Foto: Igor Sperotto
Foto: Igor Sperotto
A minha geração abortou sob a ditadura e ainda num Brasil rural. Muito parecida com a da minha mãe e das minhas avós.
Aos 19 anos encarei uma sala suja e clandestina. E sangrei até o fim, com muito medo, mas aliviada, de mão dada com uma amiga. Só havia a previsão no Código Penal, artigo 128, que não se pune nos casos de violência e risco de vida da mãe, mas inacessível para as mulheres mais pobres.
Cinquenta anos depois. Achamos que vivemos numa democracia. O país firmou todos os compromissos internacionais de direitos humanos das mulheres, que reconhece a desigualdade de gênero.

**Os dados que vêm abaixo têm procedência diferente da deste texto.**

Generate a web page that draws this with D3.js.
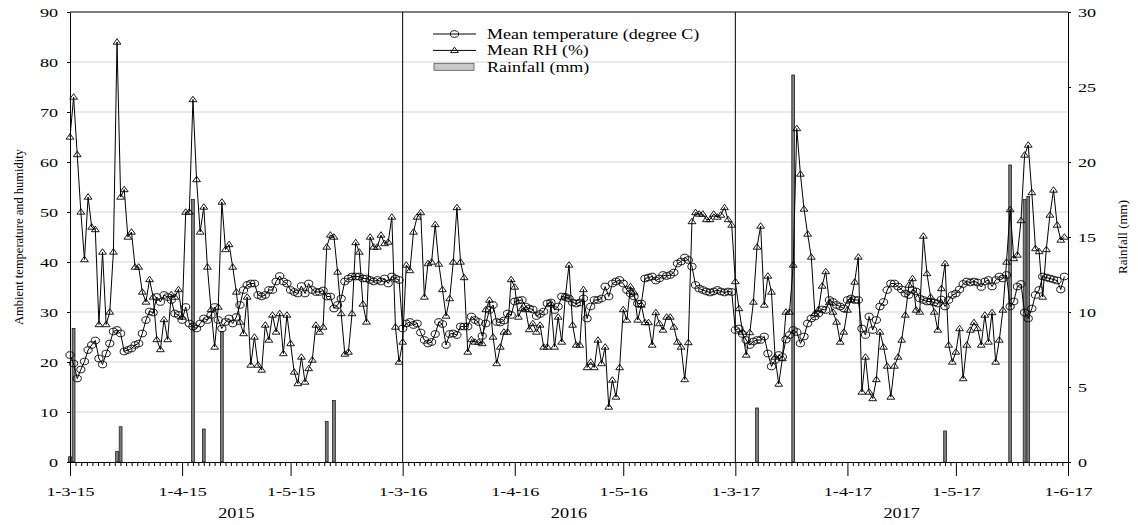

Na ONU, participei de todos os processos em que o Brasil recebeu as recomendações para cessar com os abortamentos inseguros e a morte das mulheres, pela sua crueldade. Nos anos de 1990 e 2000 reafirmamos este direito a viver com a elaboração de protocolos de saúde e a garantia por lei pelo SUS.
No entanto a dignidade das meninas e das mulheres continua sendo colocada à prova através do discurso pseudo-religioso, em que a culpa sempre recai sobre elas. Está postada numa bandeja onde, ao invés de vinho, se serve sangue.
Pelo PL 1904/24, que segue urgente na Câmara dos Deputados, todas nós seremos homicidas
E os estupradores poderão gozar da pena reduzida à da metade das vítimas de estupro ou de acidentes de percurso, que decidirem abortar. Incluindo as dos estupros corretivos.
Pergunto, com o olhar de 19 e de 69 anos, que país é esse que aceita e mantém a lógica do estuprador como mais legitima do que suas vítimas?
O processo que se instalou na Câmara dos Deputados sugere que a vida das mulheres vale muito pouco. Seus corpos não lhes pertencem, a autonomia para tomada de decisões nada vale, além de ser uma moeda de troca por cargos, poder no orçamento e jogos de poder.
Não há nenhuma atitude mais respeitável neste momento do que retirar este PL da urgência. Meninas não são mães. Estupradores não são pais, são violadores.
A justiça de gênero deve ser restabelecida no Brasil, se quiser ser uma democracia. Pois enquanto o estupro continuar sendo visto como um acontecimento na vida das mulheres e meninas, estaremos no pior dos mundos.